• What to work on:
Report how many lines below contain the word "file", and give only that number.

• Information shown:

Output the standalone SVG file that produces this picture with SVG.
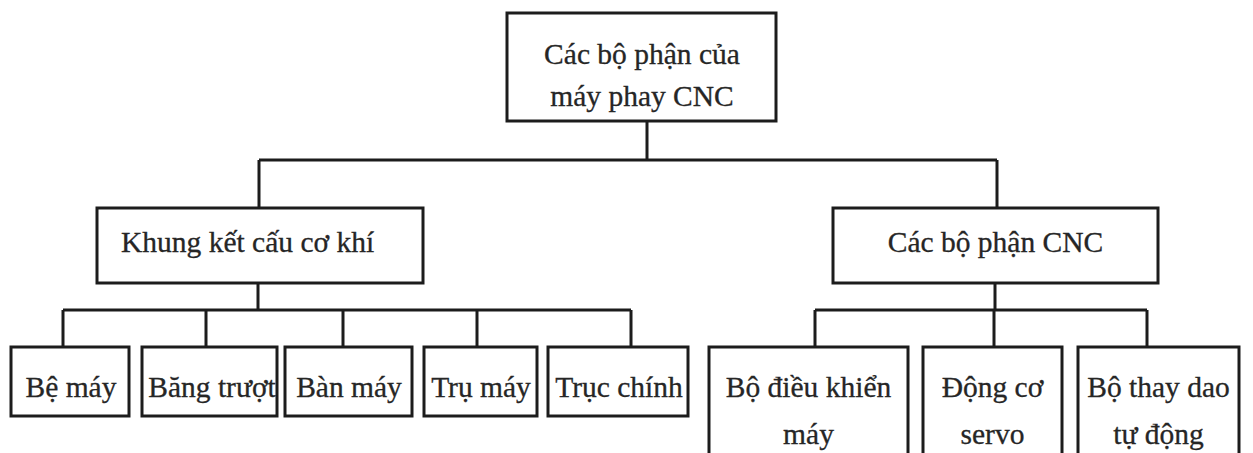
<svg xmlns="http://www.w3.org/2000/svg" width="1253" height="453" viewBox="0 0 1253 453">
<style>
.box{fill:#fff;stroke:#1c1c1c;stroke-width:3}
.lbl{font-family:"Liberation Serif","Times New Roman",serif;font-size:29.5px;fill:#262626;stroke:#262626;stroke-width:0.3;text-anchor:middle}
.conn{fill:none;stroke:#1c1c1c;stroke-width:3}
</style>
<rect width="1253" height="453" fill="#fff"/>
<g id="connectors">
<path class="conn" d="M647 121V160M259 160H997M259 160V208M997 160V208"/>
<path class="conn" d="M258 283V310M63 310H631M63 310V347M206 310V347M343 310V347M477 310V347M631 310V347"/>
<path class="conn" d="M995 283V310M815 310H1147M815 310V347M994 310V347M1147 310V347"/>
</g>
<g id="root"><rect class="box" x="507" y="13" width="269" height="108"/><text class="lbl" x="642" y="64">Các bộ phận của</text><text class="lbl" x="642" y="106">máy phay CNC</text></g>
<g id="khung"><rect class="box" x="97" y="208" width="326" height="75"/><text class="lbl" x="121" y="252" style="text-anchor:start">Khung kết cấu cơ khí</text></g>
<g id="cnc"><rect class="box" x="833" y="208" width="325" height="75"/><text class="lbl" x="995.5" y="252">Các bộ phận CNC</text></g>
<g id="be-may"><rect class="box" x="11" y="347" width="118" height="69"/><text class="lbl" x="71" y="397">Bệ máy</text></g>
<g id="bang-truot"><rect class="box" x="142" y="347" width="135" height="69"/><text class="lbl" x="212" y="397">Băng trượt</text></g>
<g id="ban-may"><rect class="box" x="285" y="347" width="127" height="69"/><text class="lbl" x="349" y="397">Bàn máy</text></g>
<g id="tru-may"><rect class="box" x="424" y="347" width="113" height="69"/><text class="lbl" x="481" y="397">Trụ máy</text></g>
<g id="truc-chinh"><rect class="box" x="548" y="347" width="140" height="69"/><text class="lbl" x="619" y="397">Trục chính</text></g>
<g id="bo-dieu-khien"><rect class="box" x="709" y="347" width="199" height="120"/><text class="lbl" x="808.5" y="397">Bộ điều khiển</text><text class="lbl" x="808.5" y="444">máy</text></g>
<g id="dong-co"><rect class="box" x="923" y="347" width="139" height="120"/><text class="lbl" x="992.5" y="397">Động cơ</text><text class="lbl" x="992.5" y="444">servo</text></g>
<g id="bo-thay-dao"><rect class="box" x="1078" y="347" width="161" height="120"/><text class="lbl" x="1158.5" y="397">Bộ thay dao</text><text class="lbl" x="1158.5" y="444">tự động</text></g>
</svg>
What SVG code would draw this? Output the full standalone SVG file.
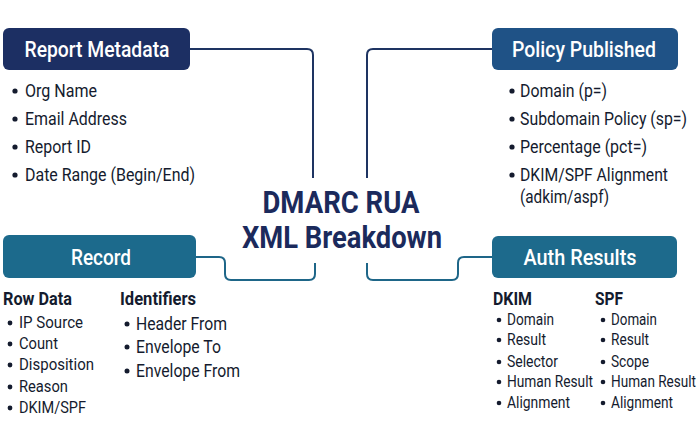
<svg xmlns="http://www.w3.org/2000/svg" width="700" height="440" viewBox="0 0 700 440">
<style>
.hdr{font-family:Roboto,"Liberation Sans",sans-serif;font-weight:500;font-size:22px;fill:#fff;text-anchor:middle}
.it{font-family:Roboto,"Liberation Sans",sans-serif;font-size:19px;fill:#141b2e}
.it2{font-family:Roboto,"Liberation Sans",sans-serif;font-size:17px;fill:#141b2e}
.it3{font-family:Roboto,"Liberation Sans",sans-serif;font-size:16px;fill:#141b2e}
.sub{font-family:Roboto,"Liberation Sans",sans-serif;font-weight:700;font-size:18px;fill:#141b2e}
.ttl{font-family:Roboto,"Liberation Sans",sans-serif;font-weight:700;font-size:31px;fill:#1b2a5c;text-anchor:middle}
.b{fill:#141b2e}
.cn{fill:none;stroke:#1e3462;stroke-width:2}
.ct{fill:none;stroke:#1e6688;stroke-width:2}
</style>
<rect width="700" height="440" fill="#fff"/>
<g id="connectors">
<path class="cn" d="M190,49 H307 Q313,49 313,55 V178"/>
<path class="cn" d="M492,49 H373 Q367,49 367,55 V178"/>
<path class="ct" d="M196,257 H219 Q225,257 225,263 V274 Q225,280 231,280 H309 Q315,280 315,274 V263"/>
<path class="ct" d="M367,263 V274 Q367,280 373,280 H452 Q458,280 458,274 V263 Q458,257 464,257 H492"/>
</g>
<g id="title">
<text class="ttl" x="341" y="213" textLength="157" lengthAdjust="spacingAndGlyphs">DMARC RUA</text>
<text class="ttl" x="342" y="248" textLength="200" lengthAdjust="spacingAndGlyphs">XML Breakdown</text>
</g>
<g id="report-metadata">
<rect x="3" y="28" width="187" height="42" rx="6" fill="#1c2f63"/>
<text class="hdr" x="97" y="57" textLength="145" lengthAdjust="spacingAndGlyphs">Report Metadata</text>
<circle class="b" cx="15" cy="91" r="2.6"/><text class="it" x="25" y="97" textLength="72" lengthAdjust="spacingAndGlyphs">Org Name</text>
<circle class="b" cx="15" cy="119" r="2.6"/><text class="it" x="25" y="125" textLength="102" lengthAdjust="spacingAndGlyphs">Email Address</text>
<circle class="b" cx="15" cy="147" r="2.6"/><text class="it" x="25" y="153" textLength="66" lengthAdjust="spacingAndGlyphs">Report ID</text>
<circle class="b" cx="15" cy="175" r="2.6"/><text class="it" x="25" y="181" textLength="170" lengthAdjust="spacingAndGlyphs">Date Range (Begin/End)</text>
</g>
<g id="policy-published">
<rect x="492" y="28" width="186" height="42" rx="6" fill="#1f5286"/>
<text class="hdr" x="584" y="57" textLength="144" lengthAdjust="spacingAndGlyphs">Policy Published</text>
<circle class="b" cx="512" cy="91" r="2.6"/><text class="it" x="520" y="97" textLength="87" lengthAdjust="spacingAndGlyphs">Domain (p=)</text>
<circle class="b" cx="512" cy="119" r="2.6"/><text class="it" x="520" y="125" textLength="167" lengthAdjust="spacingAndGlyphs">Subdomain Policy (sp=)</text>
<circle class="b" cx="512" cy="147" r="2.6"/><text class="it" x="520" y="153" textLength="127" lengthAdjust="spacingAndGlyphs">Percentage (pct=)</text>
<circle class="b" cx="512" cy="175" r="2.6"/><text class="it" x="520" y="181" textLength="148" lengthAdjust="spacingAndGlyphs">DKIM/SPF Alignment</text>
<text class="it" x="520" y="203" textLength="89" lengthAdjust="spacingAndGlyphs">(adkim/aspf)</text>
</g>
<g id="record">
<rect x="3" y="235" width="193" height="43" rx="6" fill="#1c6a8c"/>
<text class="hdr" x="101" y="265" textLength="60" lengthAdjust="spacingAndGlyphs">Record</text>
<text class="sub" x="3" y="305" textLength="69" lengthAdjust="spacingAndGlyphs">Row Data</text>
<circle class="b" cx="10" cy="323" r="2.4"/><text class="it2" x="19" y="328" textLength="64" lengthAdjust="spacingAndGlyphs">IP Source</text>
<circle class="b" cx="10" cy="344" r="2.4"/><text class="it2" x="19" y="349" textLength="39" lengthAdjust="spacingAndGlyphs">Count</text>
<circle class="b" cx="10" cy="365" r="2.4"/><text class="it2" x="19" y="370" textLength="75" lengthAdjust="spacingAndGlyphs">Disposition</text>
<circle class="b" cx="10" cy="387" r="2.4"/><text class="it2" x="19" y="392" textLength="49" lengthAdjust="spacingAndGlyphs">Reason</text>
<circle class="b" cx="10" cy="408" r="2.4"/><text class="it2" x="19" y="413" textLength="67" lengthAdjust="spacingAndGlyphs">DKIM/SPF</text>
<text class="sub" x="120" y="305" textLength="76" lengthAdjust="spacingAndGlyphs">Identifiers</text>
<circle class="b" cx="127" cy="324" r="2.5"/><text class="it" x="136" y="330" textLength="91" lengthAdjust="spacingAndGlyphs">Header From</text>
<circle class="b" cx="127" cy="347" r="2.5"/><text class="it" x="136" y="353" textLength="85" lengthAdjust="spacingAndGlyphs">Envelope To</text>
<circle class="b" cx="127" cy="371" r="2.5"/><text class="it" x="136" y="377" textLength="104" lengthAdjust="spacingAndGlyphs">Envelope From</text>
</g>
<g id="auth-results">
<rect x="492" y="236" width="185" height="42" rx="6" fill="#1d6a8c"/>
<text class="hdr" x="580" y="265" textLength="113" lengthAdjust="spacingAndGlyphs">Auth Results</text>
<text class="sub" x="493" y="305" textLength="39" lengthAdjust="spacingAndGlyphs">DKIM</text>
<circle class="b" cx="499" cy="320" r="2.3"/><text class="it3" x="507" y="325" textLength="47" lengthAdjust="spacingAndGlyphs">Domain</text>
<circle class="b" cx="499" cy="340" r="2.3"/><text class="it3" x="507" y="345" textLength="39" lengthAdjust="spacingAndGlyphs">Result</text>
<circle class="b" cx="499" cy="362" r="2.3"/><text class="it3" x="507" y="367" textLength="51" lengthAdjust="spacingAndGlyphs">Selector</text>
<circle class="b" cx="499" cy="382" r="2.3"/><text class="it3" x="507" y="387" textLength="86" lengthAdjust="spacingAndGlyphs">Human Result</text>
<circle class="b" cx="499" cy="403" r="2.3"/><text class="it3" x="507" y="408" textLength="63" lengthAdjust="spacingAndGlyphs">Alignment</text>
<text class="sub" x="595" y="305" textLength="28" lengthAdjust="spacingAndGlyphs">SPF</text>
<circle class="b" cx="603" cy="320" r="2.3"/><text class="it3" x="611" y="325" textLength="46" lengthAdjust="spacingAndGlyphs">Domain</text>
<circle class="b" cx="603" cy="340" r="2.3"/><text class="it3" x="611" y="345" textLength="38" lengthAdjust="spacingAndGlyphs">Result</text>
<circle class="b" cx="603" cy="362" r="2.3"/><text class="it3" x="611" y="367" textLength="38" lengthAdjust="spacingAndGlyphs">Scope</text>
<circle class="b" cx="603" cy="382" r="2.3"/><text class="it3" x="611" y="387" textLength="85" lengthAdjust="spacingAndGlyphs">Human Result</text>
<circle class="b" cx="603" cy="403" r="2.3"/><text class="it3" x="611" y="408" textLength="62" lengthAdjust="spacingAndGlyphs">Alignment</text>
</g>
</svg>
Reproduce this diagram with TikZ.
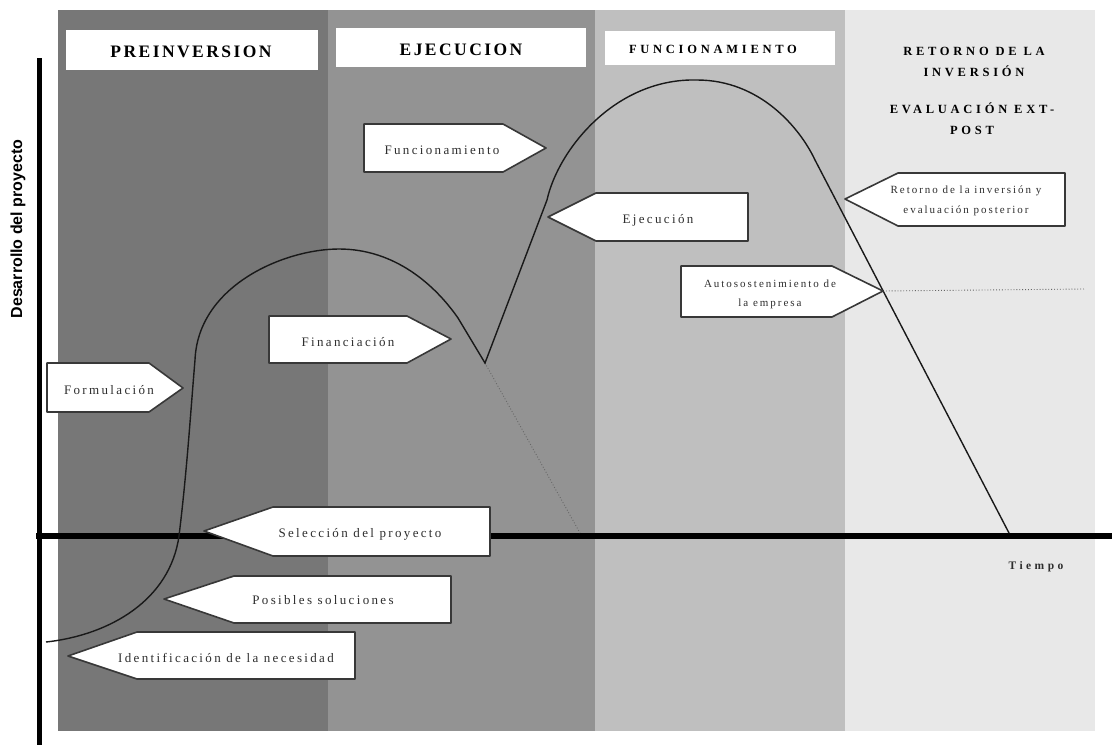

• Solution to the exercise:
2